Key findings

Leaders and kaiako reported a high degree of awareness of, and growing confidence to begin to work with, Te Whāriki. Eighty-one percent reported they were confident to work with the updated curriculum document and just over half of these were already considering how to implement the updated curriculum. However, confidence to work with Te Whāriki to support Māori children to enjoy educational success as Māori was not as high. Thirty‑one percent of services indicated they were not at all confident or somewhat confident to work with Te Whāriki to support Māori learners. Strong pedagogical leadership and kaiako having a good understanding of Te Whāriki (1996) helped with implementing the updated curriculum.

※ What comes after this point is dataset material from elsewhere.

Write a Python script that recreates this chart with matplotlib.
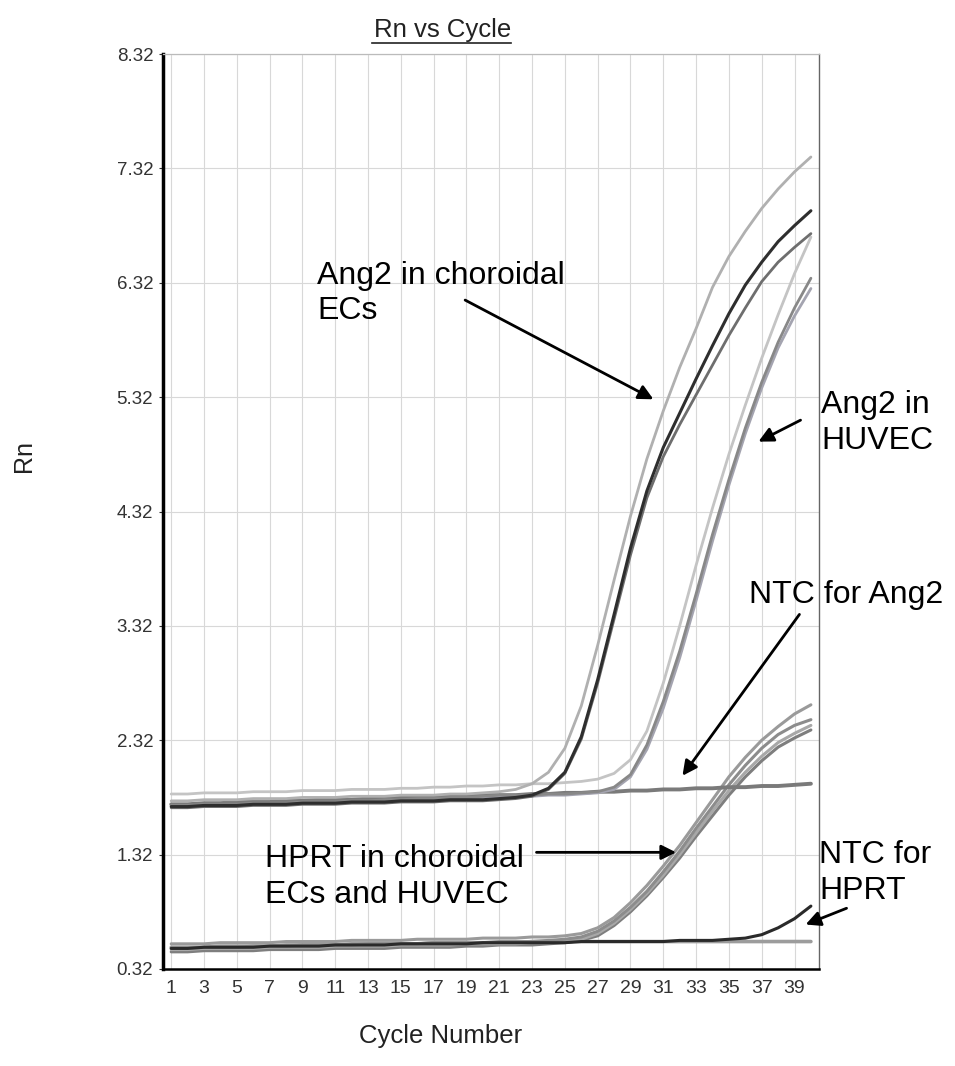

Uptake of PLD was high. Eighty percent of the 290 services had accessed PLD from the range of opportunities available. These included Ministry of Education funded workshops, online webinars, online resources, PLD by other providers, and use of ‘in-house’ expertise. PLD was reported as useful or very useful by two‑thirds of services. The webinars were most useful as they provided an opportunity for teams to learn together. PLD was not so useful for leaders and kaiako in some services because they felt it was not pitched to the right level for them.

In most of the services, leaders and kaiako were considering the implications of Te Whāriki for their assessment, planning and evaluation processes and practices. A common starting point was to focus on assessment by using the language of Te Whāriki in assessment documentation.  A few services were revisiting their expectations for children’s learning and kaiako were deepening their understandings about children’s learning.

Barriers to services beginning to implement Te Whāriki were time and leader/kaiako knowledge and understanding of the curriculum.

Next steps for these services included opportunities to meet and engage in professional discussion, unpacking and making sense of Te Whāriki, ongoing and targeted PLD, and revisiting their curriculum through in depth internal evaluation and inquiry.

ERO is continuing to evaluate the awareness and confidence of service leaders and kaiako as they begin to implement Te Whāriki. The next phase continues to focus on awareness and confidence. A further evaluation report will be published later in 2018 on the findings of the next phase of this evaluation.